▸ SHORT PROBLEM: Nothing but the lines from the top of the data to the line holding "plt.rcParams['axes.unicode_minus'] = False" should be printed, word for word and both ends included; leave the pictures out.

▸ MATERIAL:
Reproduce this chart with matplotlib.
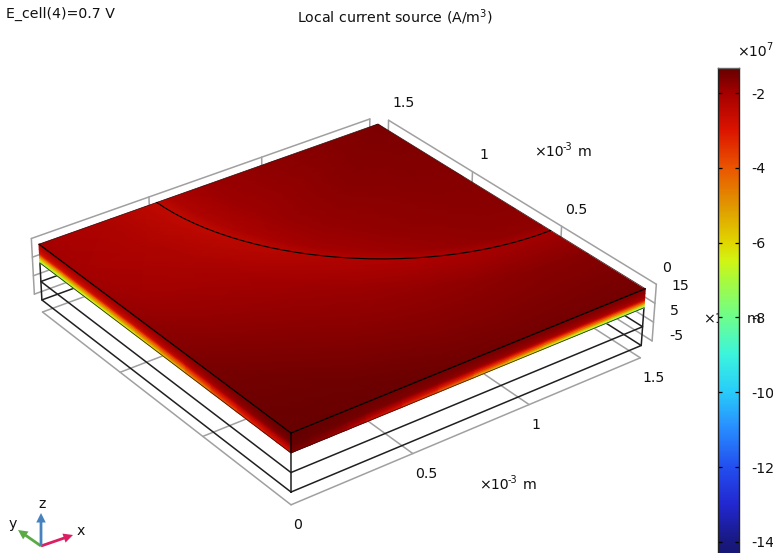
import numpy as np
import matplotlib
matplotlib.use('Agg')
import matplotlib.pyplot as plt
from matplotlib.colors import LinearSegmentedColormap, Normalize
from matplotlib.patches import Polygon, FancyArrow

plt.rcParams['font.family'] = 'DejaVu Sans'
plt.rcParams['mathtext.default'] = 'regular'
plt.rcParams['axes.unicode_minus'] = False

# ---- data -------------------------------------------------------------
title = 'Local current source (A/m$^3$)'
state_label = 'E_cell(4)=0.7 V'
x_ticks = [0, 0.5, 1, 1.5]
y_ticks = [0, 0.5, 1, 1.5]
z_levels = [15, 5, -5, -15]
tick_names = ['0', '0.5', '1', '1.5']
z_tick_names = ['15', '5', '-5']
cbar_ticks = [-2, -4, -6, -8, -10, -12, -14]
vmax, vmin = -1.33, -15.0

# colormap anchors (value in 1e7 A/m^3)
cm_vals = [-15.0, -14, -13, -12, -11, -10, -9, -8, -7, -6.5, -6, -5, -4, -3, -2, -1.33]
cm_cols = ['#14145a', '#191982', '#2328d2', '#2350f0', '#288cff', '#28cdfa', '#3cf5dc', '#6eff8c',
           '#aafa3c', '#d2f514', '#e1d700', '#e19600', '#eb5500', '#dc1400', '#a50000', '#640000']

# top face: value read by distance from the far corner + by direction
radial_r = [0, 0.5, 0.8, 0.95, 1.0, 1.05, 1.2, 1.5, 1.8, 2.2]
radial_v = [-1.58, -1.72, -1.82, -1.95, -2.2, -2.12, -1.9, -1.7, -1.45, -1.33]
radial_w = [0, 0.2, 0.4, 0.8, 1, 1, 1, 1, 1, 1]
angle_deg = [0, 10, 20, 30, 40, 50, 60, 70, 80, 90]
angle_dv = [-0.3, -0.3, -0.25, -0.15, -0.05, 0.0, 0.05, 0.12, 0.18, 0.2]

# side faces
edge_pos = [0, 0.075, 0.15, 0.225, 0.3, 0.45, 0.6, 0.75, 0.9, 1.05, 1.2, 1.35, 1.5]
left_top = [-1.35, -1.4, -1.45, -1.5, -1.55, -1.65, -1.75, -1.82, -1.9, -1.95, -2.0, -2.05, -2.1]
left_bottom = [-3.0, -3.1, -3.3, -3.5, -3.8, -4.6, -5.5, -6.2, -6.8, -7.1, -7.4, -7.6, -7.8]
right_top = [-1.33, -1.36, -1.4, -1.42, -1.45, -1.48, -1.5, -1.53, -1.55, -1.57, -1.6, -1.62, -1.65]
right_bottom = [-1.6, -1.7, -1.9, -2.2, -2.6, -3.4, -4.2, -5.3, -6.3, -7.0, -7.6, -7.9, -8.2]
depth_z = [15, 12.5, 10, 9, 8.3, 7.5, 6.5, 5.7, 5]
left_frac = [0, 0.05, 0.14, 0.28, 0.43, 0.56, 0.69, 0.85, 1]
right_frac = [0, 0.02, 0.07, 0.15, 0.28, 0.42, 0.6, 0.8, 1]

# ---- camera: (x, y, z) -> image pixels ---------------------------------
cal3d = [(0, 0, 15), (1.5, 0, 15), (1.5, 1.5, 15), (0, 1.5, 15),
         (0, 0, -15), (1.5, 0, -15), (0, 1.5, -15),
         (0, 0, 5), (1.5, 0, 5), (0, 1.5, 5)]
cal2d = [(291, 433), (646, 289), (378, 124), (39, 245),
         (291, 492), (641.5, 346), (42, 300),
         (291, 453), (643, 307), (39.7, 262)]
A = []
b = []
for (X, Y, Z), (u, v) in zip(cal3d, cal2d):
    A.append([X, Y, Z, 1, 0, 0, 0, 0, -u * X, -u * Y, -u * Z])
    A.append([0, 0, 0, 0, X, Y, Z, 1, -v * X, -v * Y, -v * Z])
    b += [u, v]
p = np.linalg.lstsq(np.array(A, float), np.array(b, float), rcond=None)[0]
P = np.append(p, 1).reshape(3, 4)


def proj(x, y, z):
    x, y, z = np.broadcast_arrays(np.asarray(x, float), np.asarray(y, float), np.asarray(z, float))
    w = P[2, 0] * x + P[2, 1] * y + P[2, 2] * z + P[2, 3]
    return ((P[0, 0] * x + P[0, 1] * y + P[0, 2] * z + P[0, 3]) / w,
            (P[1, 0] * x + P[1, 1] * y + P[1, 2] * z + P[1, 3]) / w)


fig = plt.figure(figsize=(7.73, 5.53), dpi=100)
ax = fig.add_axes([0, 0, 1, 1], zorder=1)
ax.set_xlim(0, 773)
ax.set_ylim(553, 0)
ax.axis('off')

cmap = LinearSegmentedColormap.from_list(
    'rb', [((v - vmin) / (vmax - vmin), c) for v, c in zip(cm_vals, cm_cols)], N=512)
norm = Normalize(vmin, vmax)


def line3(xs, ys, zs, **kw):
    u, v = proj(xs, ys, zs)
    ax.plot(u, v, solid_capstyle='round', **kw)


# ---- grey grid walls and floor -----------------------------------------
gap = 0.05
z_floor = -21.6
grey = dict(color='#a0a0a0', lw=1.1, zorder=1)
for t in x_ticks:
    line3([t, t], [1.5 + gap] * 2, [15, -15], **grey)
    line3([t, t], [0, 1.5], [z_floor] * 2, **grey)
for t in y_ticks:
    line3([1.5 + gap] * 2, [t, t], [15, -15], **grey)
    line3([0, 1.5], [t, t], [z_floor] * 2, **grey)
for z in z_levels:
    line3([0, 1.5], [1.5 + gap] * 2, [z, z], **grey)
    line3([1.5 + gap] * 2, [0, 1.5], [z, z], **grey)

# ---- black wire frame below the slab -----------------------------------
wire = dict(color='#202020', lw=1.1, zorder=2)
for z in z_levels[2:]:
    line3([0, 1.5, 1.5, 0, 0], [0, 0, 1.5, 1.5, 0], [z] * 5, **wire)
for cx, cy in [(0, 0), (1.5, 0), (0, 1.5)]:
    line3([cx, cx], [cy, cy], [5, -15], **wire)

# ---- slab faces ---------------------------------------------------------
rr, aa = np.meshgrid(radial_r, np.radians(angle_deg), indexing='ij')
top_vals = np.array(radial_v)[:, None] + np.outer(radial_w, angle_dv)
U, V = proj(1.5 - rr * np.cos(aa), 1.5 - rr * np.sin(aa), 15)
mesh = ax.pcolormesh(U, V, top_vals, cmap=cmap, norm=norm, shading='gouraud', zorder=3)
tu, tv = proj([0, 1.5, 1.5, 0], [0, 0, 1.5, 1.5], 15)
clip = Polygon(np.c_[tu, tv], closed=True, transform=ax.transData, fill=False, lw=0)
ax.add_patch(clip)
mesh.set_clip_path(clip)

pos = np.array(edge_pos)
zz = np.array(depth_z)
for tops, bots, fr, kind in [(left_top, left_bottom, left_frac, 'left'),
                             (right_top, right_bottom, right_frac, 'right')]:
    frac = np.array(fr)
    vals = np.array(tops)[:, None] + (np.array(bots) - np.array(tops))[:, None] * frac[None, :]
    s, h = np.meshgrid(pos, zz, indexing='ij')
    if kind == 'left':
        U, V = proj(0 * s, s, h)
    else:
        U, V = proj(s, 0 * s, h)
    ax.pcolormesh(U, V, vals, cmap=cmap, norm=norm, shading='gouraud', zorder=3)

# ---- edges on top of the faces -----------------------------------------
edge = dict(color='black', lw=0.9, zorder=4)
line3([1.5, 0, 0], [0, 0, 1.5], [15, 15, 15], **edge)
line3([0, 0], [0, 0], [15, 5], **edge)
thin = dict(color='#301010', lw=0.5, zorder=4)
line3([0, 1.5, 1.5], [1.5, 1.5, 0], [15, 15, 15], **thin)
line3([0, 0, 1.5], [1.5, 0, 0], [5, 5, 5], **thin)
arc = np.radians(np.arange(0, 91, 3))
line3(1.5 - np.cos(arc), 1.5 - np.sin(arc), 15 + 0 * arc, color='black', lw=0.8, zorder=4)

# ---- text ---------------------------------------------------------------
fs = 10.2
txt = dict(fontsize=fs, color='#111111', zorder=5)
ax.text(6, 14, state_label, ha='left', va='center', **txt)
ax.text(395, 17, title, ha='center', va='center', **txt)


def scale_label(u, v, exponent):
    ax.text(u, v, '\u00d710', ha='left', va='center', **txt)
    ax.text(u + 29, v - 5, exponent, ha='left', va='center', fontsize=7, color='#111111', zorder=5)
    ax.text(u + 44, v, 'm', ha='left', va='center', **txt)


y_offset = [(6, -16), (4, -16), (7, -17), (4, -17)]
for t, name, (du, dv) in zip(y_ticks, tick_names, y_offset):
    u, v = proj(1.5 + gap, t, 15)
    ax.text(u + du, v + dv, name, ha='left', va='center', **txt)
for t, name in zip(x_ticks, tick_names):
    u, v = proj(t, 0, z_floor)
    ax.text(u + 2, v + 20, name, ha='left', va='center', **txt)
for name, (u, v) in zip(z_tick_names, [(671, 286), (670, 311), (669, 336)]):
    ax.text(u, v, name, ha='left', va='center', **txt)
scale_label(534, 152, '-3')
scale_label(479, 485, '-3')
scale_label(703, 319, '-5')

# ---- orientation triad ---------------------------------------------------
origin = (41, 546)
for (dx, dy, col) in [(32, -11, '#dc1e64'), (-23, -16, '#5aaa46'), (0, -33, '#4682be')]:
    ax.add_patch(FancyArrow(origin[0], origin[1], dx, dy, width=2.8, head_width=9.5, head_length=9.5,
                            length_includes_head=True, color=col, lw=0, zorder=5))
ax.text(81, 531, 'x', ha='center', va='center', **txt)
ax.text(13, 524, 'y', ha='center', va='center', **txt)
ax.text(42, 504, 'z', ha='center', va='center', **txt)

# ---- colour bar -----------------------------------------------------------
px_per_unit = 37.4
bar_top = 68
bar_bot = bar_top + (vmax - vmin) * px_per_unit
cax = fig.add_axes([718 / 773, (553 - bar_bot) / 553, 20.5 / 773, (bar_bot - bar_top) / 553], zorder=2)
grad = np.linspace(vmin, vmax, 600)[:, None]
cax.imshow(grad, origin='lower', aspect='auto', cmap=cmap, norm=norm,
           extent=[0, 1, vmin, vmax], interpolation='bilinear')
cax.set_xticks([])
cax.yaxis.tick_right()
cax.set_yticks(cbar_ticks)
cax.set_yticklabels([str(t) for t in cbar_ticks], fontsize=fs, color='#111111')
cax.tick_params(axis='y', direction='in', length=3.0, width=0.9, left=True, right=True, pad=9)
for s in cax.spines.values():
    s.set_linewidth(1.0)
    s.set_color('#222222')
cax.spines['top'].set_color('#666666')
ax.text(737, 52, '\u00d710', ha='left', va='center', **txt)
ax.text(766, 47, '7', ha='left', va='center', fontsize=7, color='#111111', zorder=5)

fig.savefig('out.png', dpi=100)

▸ THE REPLY:
Reproduce this chart with matplotlib.
import numpy as np
import matplotlib
matplotlib.use('Agg')
import matplotlib.pyplot as plt
from matplotlib.colors import LinearSegmentedColormap, Normalize
from matplotlib.patches import Polygon, FancyArrow

plt.rcParams['font.family'] = 'DejaVu Sans'
plt.rcParams['mathtext.default'] = 'regular'
plt.rcParams['axes.unicode_minus'] = False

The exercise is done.